A world away, Palestinian seeks justice By Iain Marlow

16 June, 2009 – TheStar.com

Khatib.jpg

Mohammed Khatib, a Palestinian resident, and lawyer Emily Schaeffer, discuss a lawsuit against Quebec companies building in the West Bank. Credit: Vince Talotta/Toronto Star

Villager in Toronto accuses Canadian firms of ‘war crimes’ over West Bank settlement

First came the fence, which splintered the olive trees from Bil’in, the Palestinian village that tended them. Then came the tear gas canister that hit a local, well-liked man named Basem Abu Rahme in the chest, killing him.

Everyone knew Basem, which is what everyone called him. Mohammed Khatib, one of the village’s 1,700 residents, was at that protest, and is still deeply disturbed by the death. Khatib, 35, was in Toronto on the weekend on a national tour to promote the village’s latest bid to seek justice – using Quebec’s courts to stop Israeli settlements.

‘We want to show that there is no justice in Israel,’ said Khatib.

The case, filed last year, alleges Green Park International Inc. and Green Mount International Inc. are complicit in war crimes because they helped build an Israeli settlement in the occupied West Bank. The village’s lawyers have based their case on international and domestic Canadian law.

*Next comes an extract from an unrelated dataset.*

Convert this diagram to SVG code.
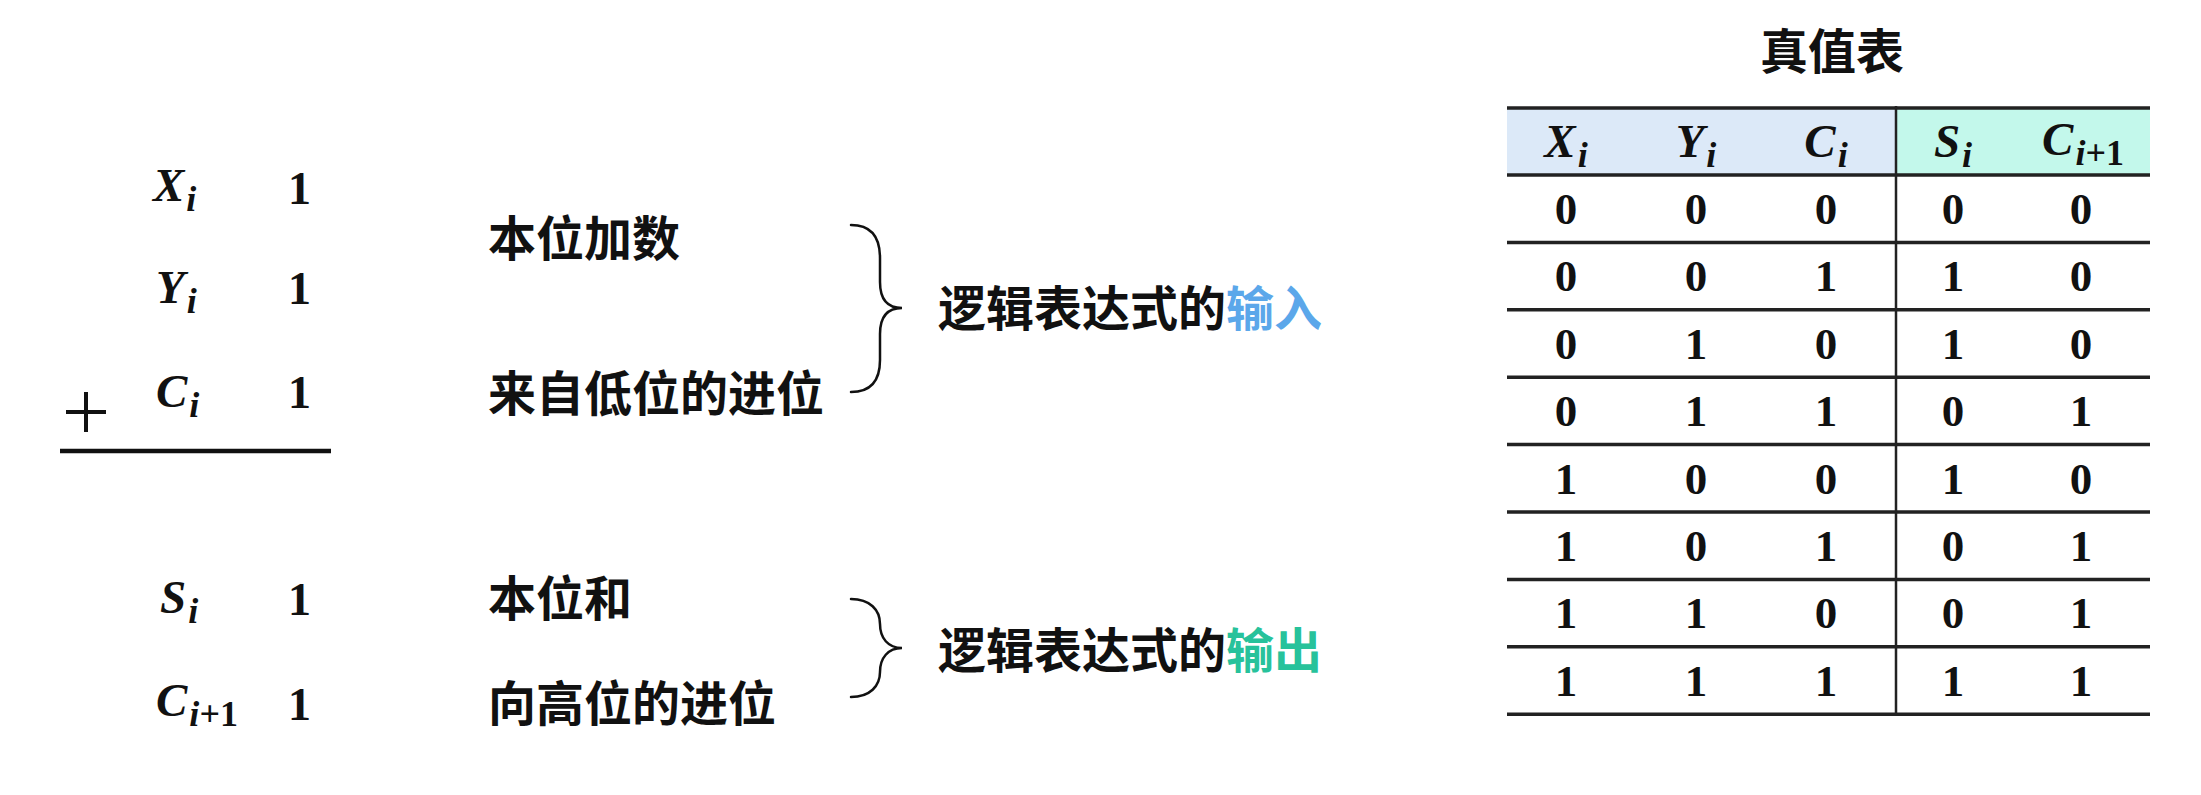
<svg xmlns="http://www.w3.org/2000/svg" width="2201" height="795" viewBox="0 0 2201 795">
<style>
.cn{font-family:"Noto Sans CJK SC","Noto Sans",sans-serif;font-weight:700;font-size:48px;fill:#111}
.var{font-family:"Liberation Serif","DejaVu Serif",serif;font-style:italic;font-weight:700;font-size:47px;fill:#111}
.sub{font-size:36px}
.up{font-style:normal}
.num{font-family:"Liberation Serif","DejaVu Serif",serif;font-weight:700;font-size:46px;fill:#111}
.tn{font-family:"Liberation Serif","DejaVu Serif",serif;font-weight:700;font-size:45px;fill:#111;text-anchor:middle}
.hline{stroke:#222;stroke-width:3.5}
.brace{fill:none;stroke:#111;stroke-width:2.5;stroke-linecap:round}
</style>
<rect width="2201" height="795" fill="#ffffff"/>

<g id="addition">
  <text class="var" x="153" y="201">X<tspan class="sub" dx="2" dy="10">i</tspan></text>
  <text class="num" x="288" y="204">1</text>
  <text class="var" x="156" y="303">Y<tspan class="sub" dx="2" dy="10">i</tspan></text>
  <text class="num" x="288" y="304">1</text>
  <text class="var" x="156" y="407">C<tspan class="sub" dx="2" dy="10">i</tspan></text>
  <text class="num" x="288" y="408">1</text>
  <path d="M66 412 H106 M86 392 V432" stroke="#111" stroke-width="4" fill="none"/>
  <line x1="60" y1="451" x2="331" y2="451" stroke="#111" stroke-width="4.5"/>
  <text class="var" x="160" y="613">S<tspan class="sub" dx="2" dy="10">i</tspan></text>
  <text class="num" x="288" y="615">1</text>
  <text class="var" x="156" y="716">C<tspan class="sub" dx="2" dy="10">i<tspan class="up">+1</tspan></tspan></text>
  <text class="num" x="288" y="720">1</text>
</g>

<g id="labels-in">
  <text class="cn" x="488" y="256">本位加数</text>
  <text class="cn" x="488" y="411">来自低位的进位</text>
</g>
<g id="labels-out">
  <text class="cn" x="488" y="616">本位和</text>
  <text class="cn" x="488" y="721">向高位的进位</text>
</g>

<g id="connectors">
  <path class="brace" d="M851 225 C872 225 880 238 880 258 L880 282 C880 300 888 308 902 308 C888 308 880 316 880 334 L880 360 C880 380 872 392 851 392"/>
  <path class="brace" d="M851 599 C870 599 880 610 880 624 C880 638 888 648 902 648 C888 648 880 658 880 672 C880 686 870 697 851 697"/>
</g>

<g id="expr-in">
  <text class="cn" x="938" y="326">逻辑表达式的<tspan fill="#5ba7ea">输入</tspan></text>
</g>
<g id="expr-out">
  <text class="cn" x="938" y="668">逻辑表达式的<tspan fill="#27c29b">输出</tspan></text>
</g>

<g id="truth-table">
  <text class="cn" x="1832" y="69" text-anchor="middle" font-size="47">真值表</text>
  <rect x="1507" y="108" width="389" height="67" fill="#dce9f8"/>
  <rect x="1896" y="108" width="254" height="67" fill="#c3f8eb"/>
  <g class="hdr">
    <text class="var" x="1566" y="157" text-anchor="middle">X<tspan class="sub" dx="2" dy="10">i</tspan></text>
    <text class="var" x="1696" y="157" text-anchor="middle">Y<tspan class="sub" dx="2" dy="10">i</tspan></text>
    <text class="var" x="1826" y="157" text-anchor="middle">C<tspan class="sub" dx="2" dy="10">i</tspan></text>
    <text class="var" x="1953" y="157" text-anchor="middle">S<tspan class="sub" dx="2" dy="10">i</tspan></text>
    <text class="var" x="2083" y="155" text-anchor="middle">C<tspan class="sub" dx="2" dy="10">i<tspan class="up">+1</tspan></tspan></text>
  </g>
  <g id="lines">
    <line class="hline" x1="1507" y1="108" x2="2150" y2="108"/>
    <line class="hline" x1="1507" y1="175" x2="2150" y2="175"/>
    <line class="hline" x1="1507" y1="242.4" x2="2150" y2="242.4"/>
    <line class="hline" x1="1507" y1="309.8" x2="2150" y2="309.8"/>
    <line class="hline" x1="1507" y1="377.2" x2="2150" y2="377.2"/>
    <line class="hline" x1="1507" y1="444.6" x2="2150" y2="444.6"/>
    <line class="hline" x1="1507" y1="512" x2="2150" y2="512"/>
    <line class="hline" x1="1507" y1="579.4" x2="2150" y2="579.4"/>
    <line class="hline" x1="1507" y1="646.8" x2="2150" y2="646.8"/>
    <line class="hline" x1="1507" y1="714.2" x2="2150" y2="714.2"/>
    <line x1="1896" y1="106" x2="1896" y2="714" stroke="#222" stroke-width="2.5"/>
  </g>
  <g id="rows">
    <text class="tn" y="224"><tspan x="1566">0</tspan><tspan x="1696">0</tspan><tspan x="1826">0</tspan><tspan x="1953">0</tspan><tspan x="2081">0</tspan></text>
    <text class="tn" y="291.4"><tspan x="1566">0</tspan><tspan x="1696">0</tspan><tspan x="1826">1</tspan><tspan x="1953">1</tspan><tspan x="2081">0</tspan></text>
    <text class="tn" y="358.8"><tspan x="1566">0</tspan><tspan x="1696">1</tspan><tspan x="1826">0</tspan><tspan x="1953">1</tspan><tspan x="2081">0</tspan></text>
    <text class="tn" y="426.2"><tspan x="1566">0</tspan><tspan x="1696">1</tspan><tspan x="1826">1</tspan><tspan x="1953">0</tspan><tspan x="2081">1</tspan></text>
    <text class="tn" y="493.6"><tspan x="1566">1</tspan><tspan x="1696">0</tspan><tspan x="1826">0</tspan><tspan x="1953">1</tspan><tspan x="2081">0</tspan></text>
    <text class="tn" y="561"><tspan x="1566">1</tspan><tspan x="1696">0</tspan><tspan x="1826">1</tspan><tspan x="1953">0</tspan><tspan x="2081">1</tspan></text>
    <text class="tn" y="628.4"><tspan x="1566">1</tspan><tspan x="1696">1</tspan><tspan x="1826">0</tspan><tspan x="1953">0</tspan><tspan x="2081">1</tspan></text>
    <text class="tn" y="695.8"><tspan x="1566">1</tspan><tspan x="1696">1</tspan><tspan x="1826">1</tspan><tspan x="1953">1</tspan><tspan x="2081">1</tspan></text>
  </g>
</g>
</svg>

Canada’s federal Crimes Against Humanity and War Crimes Act states a population transfer by an occupying power to ‘territory it occupies’ is a serious violation of international humanitarian law.

Montreal lawyer Ronald Levy, who represents the corporations, declined to comment in detail, saying only he ‘questioned why they found it necessary to conduct a cross-Canada tour.’

Mark Arnold, the village’s Canadian lawyer, said Levy will argue the case should be tried in Israel and that it should be dismissed on jurisdictional grounds. First, Arnold said, the case deserves to be heard here because the companies are registered in Quebec.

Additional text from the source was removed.